U.S. troops took Sgrena to an American military hospital, where shrapnel was removed from her left shoulder. Apcom said Sgrena was fit to travel and would return to Rome on Saturday.

In Baghdad on Saturday, U.S. Col. Bob Potter said he believed Sgrena had been released from the U.S. military hospital, but he had no other details, saying only that coalition forces were "aggressively investigating the incident."

Sgrena, 56, was abducted Feb. 4 by gunmen who blocked her car outside Baghdad University. Last month, she was shown in a video pleading for her life and demanding that all foreign troops _ including Italian forces _ leave Iraq.

Bush called Berlusconi and, in a five-minute conversation, expressed his regret about the incident, White House press secretary Scott McClellan told reporters aboard Air Force One on Friday night. "The president assured Prime Minister Berlusconi it would be fully investigated," McClellan said. "I think he appreciated that." McClellan wouldn't comment on what the incident might mean for participation by Italy or other countries in the coalition.

Earlier, McClellan said that the United States is "are coordinating closely with Italian authorities in Iraq to investigate the incident. Our thoughts and prayers are with the family of the Italian citizen." Berlusconi said he had been celebrating Sgrena's release with the editor of Il Manifesto, and with Sgrena's boyfriend, Pier Scolari, when he took a phone call from an agent who informed them of the shooting.

"It's a shame that the joy we all felt was turned into tragedy," Berlusconi said. The shooting came as a blow to Berlusconi, who has kept 3,000 troops in Iraq despite strong opposition in Italy. The shooting was likely to set off new protests in Italy, where tens of thousands have regularly turned out on the streets to protest the Iraq war. Sgrena's newspaper was a loud opponent of the war.

"Another victim of an absurd war," Alfonso Pecoraro Scanio, leader of the Green Party, told Apcom.

"It's incredible that a man who was busying himself with the difficult task of saving a life was killed by those who say they are in Iraq to safeguard the life of civilians," said Piero Fassino, leader of the Democratic Party of the Left.

Iraqis have reported numerous incidents where confusion at U.S. checkpoints has led to U.S. soldiers killing innocent civilians.

In a 2003 friendly-fire incident involving Italians, American soldiers in northern Iraq shot at a car carrying the Italian official heading up U.S. efforts to recover Iraq's looted antiquities. Pietro Cordone, the top Italian diplomat in Iraq, was unhurt, but his Iraqi translator was killed.
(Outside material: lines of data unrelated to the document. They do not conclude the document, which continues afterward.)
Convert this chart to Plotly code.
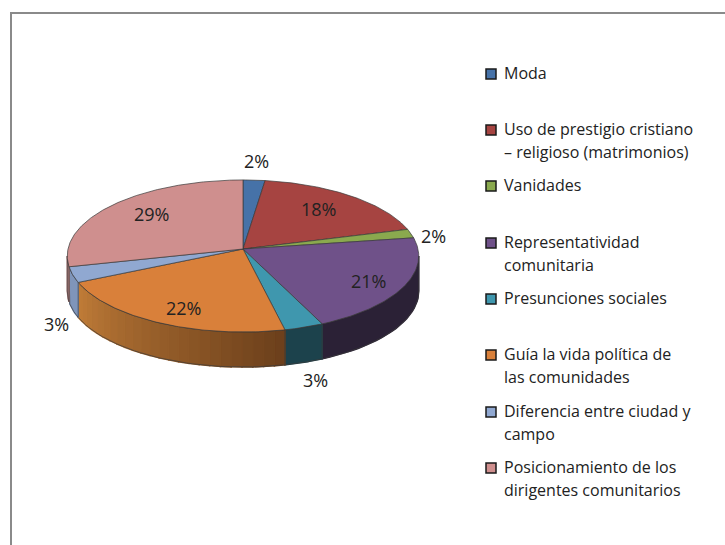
import numpy as np
import plotly.graph_objects as go

# ---- data ----
categories = ["Moda", "Uso de prestigio cristiano", "Vanidades", "Representatividad",
              "Presunciones sociales", "Guía la vida política", "Diferencia entre ciudad y campo",
              "Posicionamiento de los dirigentes"]
values = [2.2, 18.5, 1.9, 20.6, 3.3, 21.5, 3.3, 28.7]
percent_labels = ["2%", "18%", "2%", "21%", "3%", "22%", "3%", "29%"]
legend_lines = [
    ["Moda"],
    ["Uso de prestigio cristiano", "– religioso (matrimonios)"],
    ["Vanidades"],
    ["Representatividad", "comunitaria"],
    ["Presunciones sociales"],
    ["Guía la vida política de", "las comunidades"],
    ["Diferencia entre ciudad y", "campo"],
    ["Posicionamiento de los", "dirigentes comunitarios"],
]
colors = ["#4672a8", "#a64441", "#8aa94e", "#6f5189", "#3f97ae", "#d9803a", "#90a8d1", "#cf8f8e"]
wall_left = ["#35567f", "#7c3331", "#68803b", "#2b2136", "#1c424c", "#c07c38", "#7f95ba", "#b27c7b"]
wall_right = ["#35567f", "#7c3331", "#68803b", "#2b2136", "#1c424c", "#6b3f1b", "#7f95ba", "#b27c7b"]

# ---- layout constants ----
W, H = 725, 545
CX, CY = 243.0, 249.0
R, A, K = 175.0, 75.4, 0.092
DEPTH = 35.0
FONT = "Open Sans"
FS = 16
label_pos = [(256, 161), (318, 209), (433, 236), (368, 281), (315, 380), (183, 308), (56, 324), (151, 214)]
legend_y = [74, 130, 186, 243, 299, 355, 412, 468]
LINE_GAP = 23
SWATCH_X, TEXT_X = 491, 502


def project(theta_deg):
    t = np.radians(theta_deg)
    f = np.cos(t)
    d = 1 + K * f
    return CX + R * np.sin(t) / d, CY - A * f / d


def mix(c1, c2, s):
    a = [int(c1[i:i + 2], 16) for i in (1, 3, 5)]
    b = [int(c2[i:i + 2], 16) for i in (1, 3, 5)]
    return "#" + "".join(f"{round(p + (q - p) * s):02x}" for p, q in zip(a, b))


fig = go.Figure()
edges = np.concatenate([[0], np.cumsum(values)]) / sum(values) * 360
vis_lo, vis_hi = np.degrees(np.arccos(-K)), 360 - np.degrees(np.arccos(-K))
EDGE = "#3a3a3a"

# side walls
for i in range(len(values)):
    lo, hi = max(edges[i], vis_lo), min(edges[i + 1], vis_hi)
    if hi <= lo:
        continue
    n = 1 if wall_left[i] == wall_right[i] else 24
    th = np.linspace(lo, hi, n + 1)
    for j in range(n):
        seg = np.linspace(th[j], th[j + 1], 24 if n == 1 else 4)
        x, y = project(seg)
        col = mix(wall_right[i], wall_left[i], (j + 0.5) / n)
        fig.add_trace(go.Scatter(
            x=np.r_[x, x[::-1], x[0]], y=np.r_[y, y[::-1] + DEPTH, y[0]],
            mode="lines", fill="toself", fillcolor=col, line=dict(color=col, width=1.5),
            hoverinfo="skip", showlegend=False))
    ths = np.linspace(lo, hi, 40)
    x, y = project(ths)
    fig.add_trace(go.Scatter(
        x=np.r_[x, x[::-1], x[0]], y=np.r_[y, y[::-1] + DEPTH, y[0]],
        mode="lines", line=dict(color=EDGE, width=0.7), hoverinfo="skip", showlegend=False))

# top face
for i, name in enumerate(categories):
    th = np.linspace(edges[i], edges[i + 1], max(4, int((edges[i + 1] - edges[i]) * 1.5)))
    x, y = project(th)
    fig.add_trace(go.Scatter(
        x=np.r_[CX, x, CX], y=np.r_[CY, y, CY], mode="lines", fill="toself",
        fillcolor=colors[i], line=dict(color=EDGE, width=0.7), name=name,
        text=percent_labels[i], hoverinfo="name+text", showlegend=False))

# legend swatches
fig.add_trace(go.Scatter(
    x=[SWATCH_X] * len(colors), y=legend_y, mode="markers",
    marker=dict(symbol="square", size=10, color=colors, line=dict(color="#1a1a1a", width=1.5)),
    hoverinfo="skip", showlegend=False))

for (px, py), lab in zip(label_pos, percent_labels):
    fig.add_annotation(x=px, y=py, text=lab, showarrow=False, xanchor="center", yanchor="middle",
                       font=dict(family=FONT, size=FS + 2, color="#222222"))
for ly, lines in zip(legend_y, legend_lines):
    for k, line in enumerate(lines):
        fig.add_annotation(x=TEXT_X, y=ly + k * LINE_GAP - 1, text=line, showarrow=False,
                           xanchor="left", yanchor="middle",
                           font=dict(family=FONT, size=FS, color="#222222"))

# outer frame
fig.add_shape(type="line", x0=11, x1=11, y0=13, y1=H, line=dict(color="#8a8a8a", width=2))
fig.add_shape(type="line", x0=10, x1=W, y0=13, y1=13, line=dict(color="#8a8a8a", width=2))

fig.update_layout(
    width=W, height=H, margin=dict(l=0, r=0, t=0, b=0),
    paper_bgcolor="white", plot_bgcolor="white", showlegend=False,
    xaxis=dict(range=[0, W], visible=False, fixedrange=True),
    yaxis=dict(range=[H, 0], visible=False, fixedrange=True),
)
fig.write_html("out.html", config=dict(displayModeBar=False),
               post_script="document.body.style.margin='0';document.documentElement.style.overflow='hidden';")
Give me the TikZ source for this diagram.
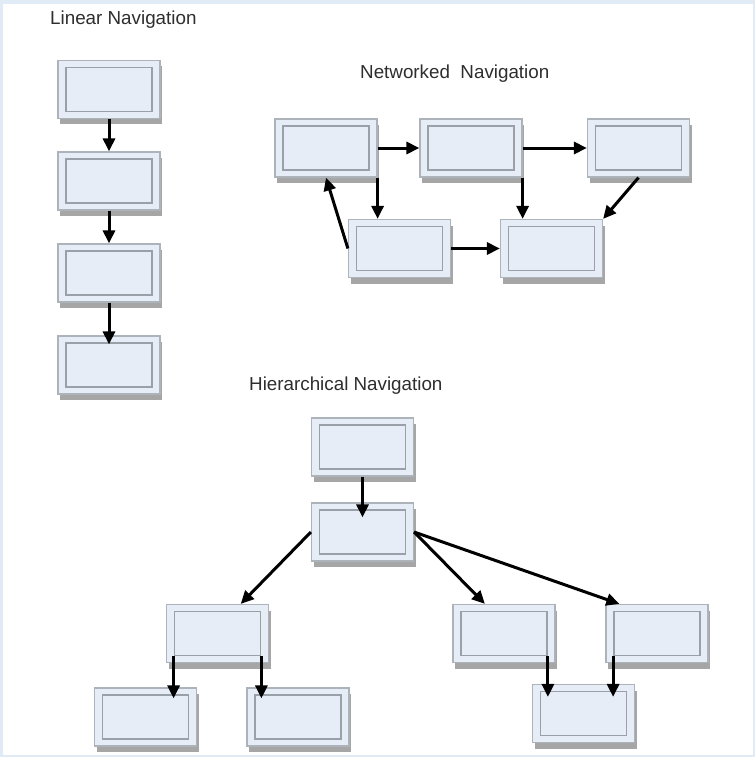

Cordone, also the senior adviser for cultural affairs of the U.S. provisional authority, was traveling on the road between Mosul and Tikrit when his car was fired on at a U.S. roadblock, according to an Italian Foreign Ministry official.

Also Friday, four U.S. soldiers were killed west of the capital in sprawling Anbar province, where American troops launched a massive sweep two weeks ago to root out insurgents, the military said. The soldiers, assigned to the 1st Marine Expeditionary Force, were killed "while conducting security and stability operations."

The circumstances of Sgrena's release from captivity were unclear. The Italian government announced earlier Friday that Sgrena had been freed, prompting expressions of joy and relief from officials and her family.

Foreign Minister Gianfranco Fini expressed "great joy and enormous satisfaction," the ANSA news agency said.

The reporter's father was so overwhelmed by the news that he needed assistance from a doctor, ANSA said. "This is an exceptional day," Franco Sgrena was quoted as saying.

At Il Manifesto's offices, reporters toasted the release with champagne.

On Feb. 19, tens of thousands of demonstrators marched through Rome waving rainbow peace flags to press for Sgrena's release. Il Manifesto and Sgrena's boyfriend organized the march. About 200 foreigners have been abducted in Iraq in the past year, and more than 30 of the hostages were killed.

Another European reporter, Florence Aubenas, a veteran war correspondent for France's leftist daily Liberation, is still being held in Iraq. Aubenas and her interpreter, Hussein Hanoun al-Saadi, disappeared nearly two months ago.